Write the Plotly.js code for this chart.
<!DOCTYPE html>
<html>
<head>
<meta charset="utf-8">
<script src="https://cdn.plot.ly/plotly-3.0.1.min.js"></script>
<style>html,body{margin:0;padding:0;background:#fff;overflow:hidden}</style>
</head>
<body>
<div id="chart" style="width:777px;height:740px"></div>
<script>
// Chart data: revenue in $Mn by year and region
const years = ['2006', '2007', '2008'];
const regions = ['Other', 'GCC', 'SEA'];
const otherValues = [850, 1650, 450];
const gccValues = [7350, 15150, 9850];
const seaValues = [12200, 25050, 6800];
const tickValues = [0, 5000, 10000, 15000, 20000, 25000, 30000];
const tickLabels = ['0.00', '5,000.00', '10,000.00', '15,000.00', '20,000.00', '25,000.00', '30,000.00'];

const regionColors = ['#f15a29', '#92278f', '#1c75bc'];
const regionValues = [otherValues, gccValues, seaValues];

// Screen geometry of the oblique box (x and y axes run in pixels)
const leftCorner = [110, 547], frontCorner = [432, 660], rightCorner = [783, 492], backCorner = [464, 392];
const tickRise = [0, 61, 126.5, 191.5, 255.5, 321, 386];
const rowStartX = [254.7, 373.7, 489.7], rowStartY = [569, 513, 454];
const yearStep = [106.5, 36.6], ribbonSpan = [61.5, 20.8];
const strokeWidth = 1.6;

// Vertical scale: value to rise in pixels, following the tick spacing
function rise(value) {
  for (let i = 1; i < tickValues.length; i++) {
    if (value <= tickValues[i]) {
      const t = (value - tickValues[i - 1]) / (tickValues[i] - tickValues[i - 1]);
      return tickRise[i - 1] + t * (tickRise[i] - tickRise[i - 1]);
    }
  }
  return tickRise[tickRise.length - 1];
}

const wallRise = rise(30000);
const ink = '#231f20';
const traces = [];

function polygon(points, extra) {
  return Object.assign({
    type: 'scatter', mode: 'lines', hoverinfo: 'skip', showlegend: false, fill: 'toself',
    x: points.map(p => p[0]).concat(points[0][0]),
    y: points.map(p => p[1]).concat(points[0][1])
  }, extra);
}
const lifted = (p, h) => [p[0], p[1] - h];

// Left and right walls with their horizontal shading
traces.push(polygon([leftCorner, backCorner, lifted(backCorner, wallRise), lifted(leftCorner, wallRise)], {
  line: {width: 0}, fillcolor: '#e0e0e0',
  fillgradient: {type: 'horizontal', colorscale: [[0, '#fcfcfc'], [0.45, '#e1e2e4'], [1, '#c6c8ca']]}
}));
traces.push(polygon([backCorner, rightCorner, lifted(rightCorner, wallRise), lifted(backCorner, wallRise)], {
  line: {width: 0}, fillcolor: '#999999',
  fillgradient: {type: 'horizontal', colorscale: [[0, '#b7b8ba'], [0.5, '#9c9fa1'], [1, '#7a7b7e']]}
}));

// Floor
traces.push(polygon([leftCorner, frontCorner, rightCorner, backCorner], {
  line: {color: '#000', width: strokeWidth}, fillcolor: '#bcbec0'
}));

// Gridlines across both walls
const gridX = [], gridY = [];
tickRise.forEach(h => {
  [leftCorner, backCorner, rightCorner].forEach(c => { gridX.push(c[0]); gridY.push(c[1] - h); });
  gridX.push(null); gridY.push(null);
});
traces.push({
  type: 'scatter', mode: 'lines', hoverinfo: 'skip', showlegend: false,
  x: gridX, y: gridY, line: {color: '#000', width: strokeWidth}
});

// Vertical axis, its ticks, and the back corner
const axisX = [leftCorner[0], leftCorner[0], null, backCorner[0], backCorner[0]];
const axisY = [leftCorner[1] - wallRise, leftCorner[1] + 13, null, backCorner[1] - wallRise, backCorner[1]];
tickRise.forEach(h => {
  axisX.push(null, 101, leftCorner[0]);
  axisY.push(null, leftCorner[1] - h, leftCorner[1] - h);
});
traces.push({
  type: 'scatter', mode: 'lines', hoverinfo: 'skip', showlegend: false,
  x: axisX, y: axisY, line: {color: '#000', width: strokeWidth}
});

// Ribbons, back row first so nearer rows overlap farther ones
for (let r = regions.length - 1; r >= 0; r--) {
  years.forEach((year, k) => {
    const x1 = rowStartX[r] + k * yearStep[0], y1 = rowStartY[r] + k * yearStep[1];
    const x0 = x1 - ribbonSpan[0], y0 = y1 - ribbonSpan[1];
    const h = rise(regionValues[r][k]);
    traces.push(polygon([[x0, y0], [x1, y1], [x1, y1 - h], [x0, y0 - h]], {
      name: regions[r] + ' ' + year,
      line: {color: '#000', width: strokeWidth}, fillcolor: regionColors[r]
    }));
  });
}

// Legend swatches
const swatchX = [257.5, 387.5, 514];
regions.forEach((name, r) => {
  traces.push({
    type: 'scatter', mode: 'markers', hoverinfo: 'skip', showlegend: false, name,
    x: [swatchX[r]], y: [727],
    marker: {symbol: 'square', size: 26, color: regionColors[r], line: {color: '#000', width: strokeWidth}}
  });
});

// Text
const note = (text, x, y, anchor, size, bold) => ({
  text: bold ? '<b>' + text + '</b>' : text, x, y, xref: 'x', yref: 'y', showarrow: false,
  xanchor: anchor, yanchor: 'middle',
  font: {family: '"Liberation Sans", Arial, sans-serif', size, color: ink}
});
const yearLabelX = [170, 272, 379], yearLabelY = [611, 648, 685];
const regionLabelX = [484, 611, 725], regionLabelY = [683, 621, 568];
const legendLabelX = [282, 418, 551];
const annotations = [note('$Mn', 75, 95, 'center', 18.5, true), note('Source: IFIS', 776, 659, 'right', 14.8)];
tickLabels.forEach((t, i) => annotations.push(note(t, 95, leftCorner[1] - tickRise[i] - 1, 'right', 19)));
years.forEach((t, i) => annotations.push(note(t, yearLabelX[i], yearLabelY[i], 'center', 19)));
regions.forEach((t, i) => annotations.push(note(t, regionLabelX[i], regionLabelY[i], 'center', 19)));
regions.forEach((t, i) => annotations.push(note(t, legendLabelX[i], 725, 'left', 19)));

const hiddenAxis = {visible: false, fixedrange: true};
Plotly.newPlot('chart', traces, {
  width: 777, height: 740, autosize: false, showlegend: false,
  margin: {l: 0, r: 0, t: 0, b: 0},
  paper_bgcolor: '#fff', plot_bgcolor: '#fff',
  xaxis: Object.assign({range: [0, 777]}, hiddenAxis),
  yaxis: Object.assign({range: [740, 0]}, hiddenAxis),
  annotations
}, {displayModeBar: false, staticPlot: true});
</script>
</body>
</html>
○ ○ ○ ○ ○ ○ ○
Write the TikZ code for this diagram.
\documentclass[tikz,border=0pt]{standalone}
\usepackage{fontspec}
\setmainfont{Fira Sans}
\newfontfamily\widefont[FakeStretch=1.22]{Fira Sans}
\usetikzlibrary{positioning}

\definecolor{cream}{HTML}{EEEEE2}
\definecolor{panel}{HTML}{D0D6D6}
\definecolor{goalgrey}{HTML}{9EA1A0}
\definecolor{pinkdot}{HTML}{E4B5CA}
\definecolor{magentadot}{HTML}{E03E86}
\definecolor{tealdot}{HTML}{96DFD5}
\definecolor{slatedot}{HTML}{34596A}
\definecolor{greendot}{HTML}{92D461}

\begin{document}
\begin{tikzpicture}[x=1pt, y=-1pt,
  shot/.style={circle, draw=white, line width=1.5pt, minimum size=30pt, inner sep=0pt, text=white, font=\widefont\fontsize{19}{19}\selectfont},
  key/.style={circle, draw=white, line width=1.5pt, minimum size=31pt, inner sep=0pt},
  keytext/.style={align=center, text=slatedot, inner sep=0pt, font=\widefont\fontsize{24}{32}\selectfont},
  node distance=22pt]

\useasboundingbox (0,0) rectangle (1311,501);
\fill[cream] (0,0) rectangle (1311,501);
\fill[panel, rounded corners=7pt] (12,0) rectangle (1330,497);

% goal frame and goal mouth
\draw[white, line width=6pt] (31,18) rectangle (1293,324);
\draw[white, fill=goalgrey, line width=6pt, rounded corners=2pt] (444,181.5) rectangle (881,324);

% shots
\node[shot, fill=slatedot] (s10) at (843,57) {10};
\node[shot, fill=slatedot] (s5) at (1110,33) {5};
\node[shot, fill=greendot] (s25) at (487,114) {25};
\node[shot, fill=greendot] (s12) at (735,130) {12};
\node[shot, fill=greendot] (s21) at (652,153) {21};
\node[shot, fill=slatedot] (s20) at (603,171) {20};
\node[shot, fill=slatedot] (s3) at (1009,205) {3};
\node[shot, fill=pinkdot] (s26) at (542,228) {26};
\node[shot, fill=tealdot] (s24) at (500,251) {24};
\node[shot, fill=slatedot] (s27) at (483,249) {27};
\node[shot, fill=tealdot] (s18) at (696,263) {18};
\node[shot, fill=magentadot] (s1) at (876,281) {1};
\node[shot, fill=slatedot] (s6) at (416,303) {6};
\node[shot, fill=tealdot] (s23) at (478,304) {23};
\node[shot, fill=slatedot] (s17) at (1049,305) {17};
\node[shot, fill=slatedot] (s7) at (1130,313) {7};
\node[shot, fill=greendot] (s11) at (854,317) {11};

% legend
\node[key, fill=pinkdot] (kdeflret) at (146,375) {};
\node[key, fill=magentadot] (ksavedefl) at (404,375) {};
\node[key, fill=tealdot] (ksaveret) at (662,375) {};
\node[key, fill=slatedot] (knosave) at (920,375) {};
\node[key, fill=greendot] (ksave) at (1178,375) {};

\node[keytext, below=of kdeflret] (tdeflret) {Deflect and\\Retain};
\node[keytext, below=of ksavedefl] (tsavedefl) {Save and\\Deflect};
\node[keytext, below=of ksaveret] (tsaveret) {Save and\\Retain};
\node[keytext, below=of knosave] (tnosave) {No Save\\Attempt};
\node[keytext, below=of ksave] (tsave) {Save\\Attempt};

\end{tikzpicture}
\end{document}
○ ○ ○ ○ ○ ○ ○
_What is expected:_
In the listing above, find the line containing "Write the Plotly.js code for this chart." and the line containing "const regionValues = [otherValues, gccValues, seaValues];", then quote both, plus every line between them, exactly as written.

_Task answer:_
Write the Plotly.js code for this chart.
<!DOCTYPE html>
<html>
<head>
<meta charset="utf-8">
<script src="https://cdn.plot.ly/plotly-3.0.1.min.js"></script>
<style>html,body{margin:0;padding:0;background:#fff;overflow:hidden}</style>
</head>
<body>
<div id="chart" style="width:777px;height:740px"></div>
<script>
// Chart data: revenue in $Mn by year and region
const years = ['2006', '2007', '2008'];
const regions = ['Other', 'GCC', 'SEA'];
const otherValues = [850, 1650, 450];
const gccValues = [7350, 15150, 9850];
const seaValues = [12200, 25050, 6800];
const tickValues = [0, 5000, 10000, 15000, 20000, 25000, 30000];
const tickLabels = ['0.00', '5,000.00', '10,000.00', '15,000.00', '20,000.00', '25,000.00', '30,000.00'];

const regionColors = ['#f15a29', '#92278f', '#1c75bc'];
const regionValues = [otherValues, gccValues, seaValues];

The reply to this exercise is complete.